Years have gone by and I've finally learned to accept myself for who I am: a beggar for good football. I go about the world, hand outstretched, and in
the stadiums I plead: "A pretty move [please...]."And when good football
happens, I give thanks for the miracle and I don't [care] which team or
country performs it. Eduardo Galeano
I have to admit I feel that way not only about futbol, but about music. Today I had a hankering to find a video of a great performance of Chopin's Polonaise in A Flat Major. I really tried to find a good combination of flawless technical playing together with tremendous depth of artistry and feeling.
Naturally, I first went to Horowitz:
Ah, that is artistry par excellence. Oh, my, it was soaring, it was sublime, it was just heart-meltingly beautiful. Ah, but I could not help but to note that by the time this video was made, Horowitz was well on in years, and he makes minor technical misses in 8 or 10 places.

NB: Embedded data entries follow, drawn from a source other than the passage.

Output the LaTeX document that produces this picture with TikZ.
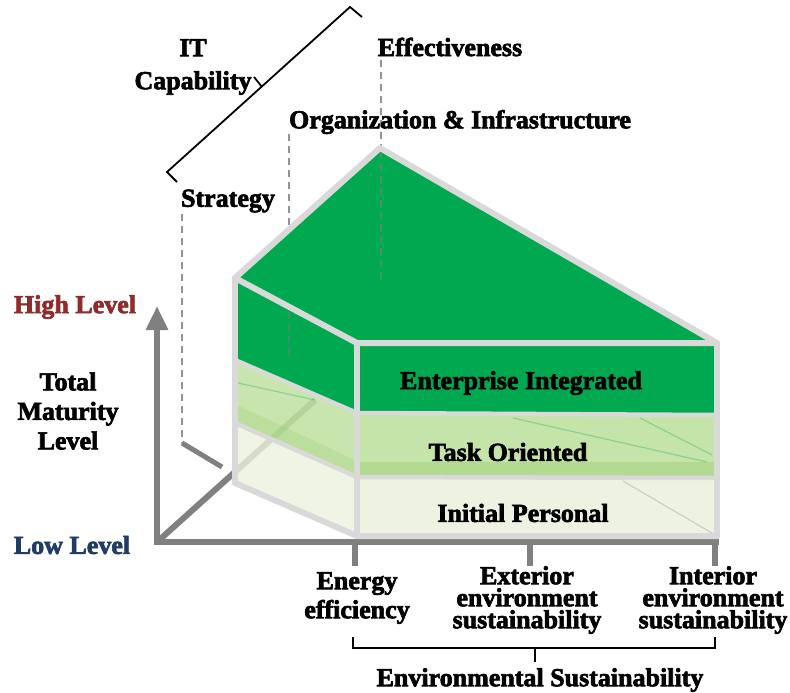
\documentclass[tikz,border=0pt]{standalone}
\usepackage{fontspec}
\newfontfamily\heavyserif{Liberation Serif}[UprightFont={* Bold}, FakeBold=2.5]
\usetikzlibrary{arrows.meta}
\definecolor{leafdark}{HTML}{00A84F}
\definecolor{leaflight}{HTML}{BFE1A0}
\definecolor{leafpale}{HTML}{EBF1DE}
\definecolor{leafstrip}{HTML}{A6D482}
\definecolor{rim}{HTML}{D9D9D9}
\definecolor{axisgray}{HTML}{808080}
\definecolor{highred}{HTML}{8E2B2B}
\definecolor{lowblue}{HTML}{1F3B66}
\begin{document}
\begin{tikzpicture}[x=1pt,y=-1pt,
  lbl/.style={font=\fontsize{26}{29}\heavyserif, inner sep=0pt, align=center},
  tight/.style={font=\fontsize{26}{22}\heavyserif, inner sep=0pt, align=center},
  guide/.style={draw=axisgray!85, line width=1.6pt, dash pattern=on 7pt off 5pt},
  axisline/.style={draw=axisgray, line width=6pt},
  rimline/.style={draw=rim, line width=6pt, line join=round, line cap=round},
  bandline/.style={draw=rim, line width=4.5pt},
  ghost/.style={line width=1.2pt, opacity=0.3},
  bracket/.style={draw=black, line width=1.8pt, line join=miter}
]
\useasboundingbox (0,0) rectangle (790,693);

% corners of the prism
\coordinate (apex) at (380,148);
\coordinate (tl) at (235,278);
\coordinate (tf) at (357,343);
\coordinate (tr) at (717,343);
\coordinate (bl) at (235,483);
\coordinate (bf) at (357,536);
\coordinate (br) at (717,536);

% dimension guides behind the prism
\draw[guide] (182,214) -- (182,443);
\draw[guide] (289,134) -- (289,229);
\draw[guide] (381,60) -- (381,148);
\draw[axisgray, line width=5pt] (182,443) -- (222,467);

% axes
\draw[axisline] (157,542) -- (315,400);
\draw[axisline, line join=miter, -{Triangle[width=21pt,length=24pt]}]
  (719,542) -- (157,542) -- (157,306);
\foreach \x in {355,530,715} \draw[axisline] (\x,542) -- (\x,566);

% lowest layer: Initial Personal
\fill[leafpale, opacity=0.8] (235,423) -- (357,477) -- (357,536) -- (235,483) -- cycle;
\fill[leafpale, opacity=0.9] (357,478) rectangle (717,536);
% middle layer: Task Oriented
\fill[leaflight, opacity=0.85] (235,360) -- (357,413) -- (357,477) -- (235,423) -- cycle;
\fill[leaflight, opacity=0.9] (357,415) rectangle (717,478);
\fill[leafstrip, opacity=0.4] (235,404) -- (357,461) -- (357,477) -- (235,423) -- cycle;
\fill[leafstrip, opacity=0.6] (357,462) rectangle (717,478);
% top layer: Enterprise Integrated
\fill[leafdark] (tl) -- (tf) -- (357,413) -- (235,360) -- cycle;
\fill[leafdark] (357,343) rectangle (717,415);
\fill[leafdark] (apex) -- (tr) -- (tf) -- (tl) -- cycle;

% inner edges seen through the lower layers
\draw[ghost, leafdark] (238,383) -- (315,400);
\draw[ghost, leafdark] (513,418) -- (707,462);
\draw[ghost, leafdark] (640,418) -- (712,455);
\draw[ghost, axisgray] (623,481) -- (717,536);

% rims of the prism
\draw[bandline] (235,360) -- (357,413) -- (717,415);
\draw[bandline] (235,423) -- (357,477) -- (717,478);
\draw[rimline] (bl) -- (bf) -- (br);
\draw[rimline] (tl) -- (bl);
\draw[rimline] (tf) -- (bf);
\draw[rimline] (tr) -- (br);
\draw[rimline] (apex) -- (tr) -- (tf) -- (tl) -- cycle;

% guides showing through the green
\draw[guide, draw=axisgray, opacity=0.6] (381,152) -- (381,283);
\draw[guide, draw=axisgray, opacity=0.45] (289,312) -- (289,360);

% labels
\node[lbl, font=\fontsize{26}{33}\heavyserif] (itcap) at (193,67) {IT\\Capability};
\node[lbl] (effect) at (450,47) {Effectiveness};
\node[lbl] (orginf) at (460,122) {Organization \& Infrastructure};
\node[lbl] (strat) at (228,201) {Strategy};
\node[lbl, text=highred] (high) at (75,307) {High Level};
\node[lbl, font=\fontsize{26}{29.5}\heavyserif] (total) at (68,411) {Total\\Maturity\\Level};
\node[lbl, text=lowblue] (low) at (72,545) {Low Level};
\node[lbl] (ent) at (521,383) {Enterprise Integrated};
\node[lbl] (task) at (508,452) {Task Oriented};
\node[lbl] (init) at (523,513) {Initial Personal};
\node[lbl] (energy) at (357,598) {Energy\\efficiency};
\node[tight] (ext) at (527,600) {Exterior\\environment\\sustainability};
\node[tight] (int) at (713,600) {Interior\\environment\\sustainability};
\node[lbl] (envsus) at (540,680) {Environmental Sustainability};

% brackets
\draw[bracket] (177,182) -- (167,172) -- (350,7) -- (362,17);
\draw[bracket] (262,87) -- (254,77);
\draw[bracket] (353,637) -- (353,648) -- (715,648) -- (715,637);
\draw[bracket] (535,648) -- (535,662);
\end{tikzpicture}
\end{document}
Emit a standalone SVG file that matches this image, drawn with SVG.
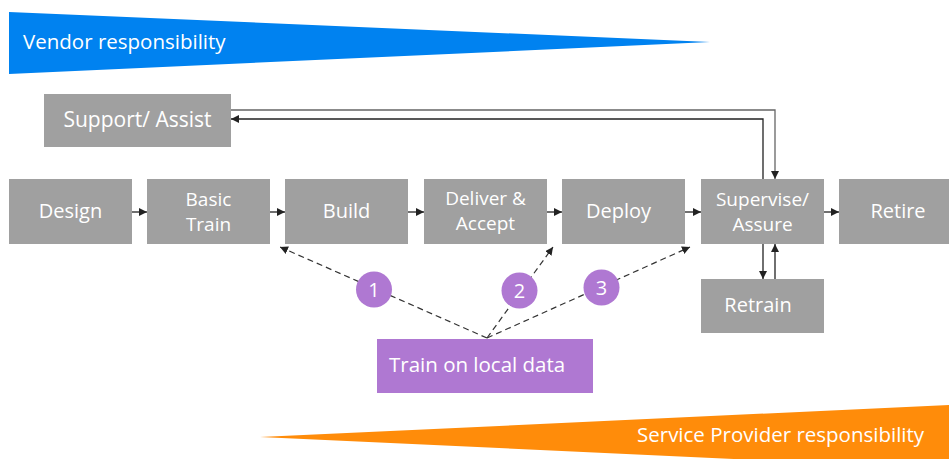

So, I pulled up a video of Rubinstein playing the same piece, and again the artistry was powerful, but it was not technically flawless. And so my search continued, looking at some younger players who played more cleanly, but artisitcally they did not really know what they were doing, so once again I felt as if I were missing something.
Maybe I need to look at music a little more like I look at soccer. After all, I have never seen a soccer ball perfectly struck, but I have seen many that were very beautifully and sumptuously struck. I have never seen a perfect dribbling display, but Maradona's famous syncopated slalom through the England defense in World Cup 1986, though perhaps not technically perfect down to the millimeter, was nonetheless, a masterpiece.
At some point you have to let the flaws vanish, and then all you are left with is something dazzling.
I think I'll watch that Horowitz video again.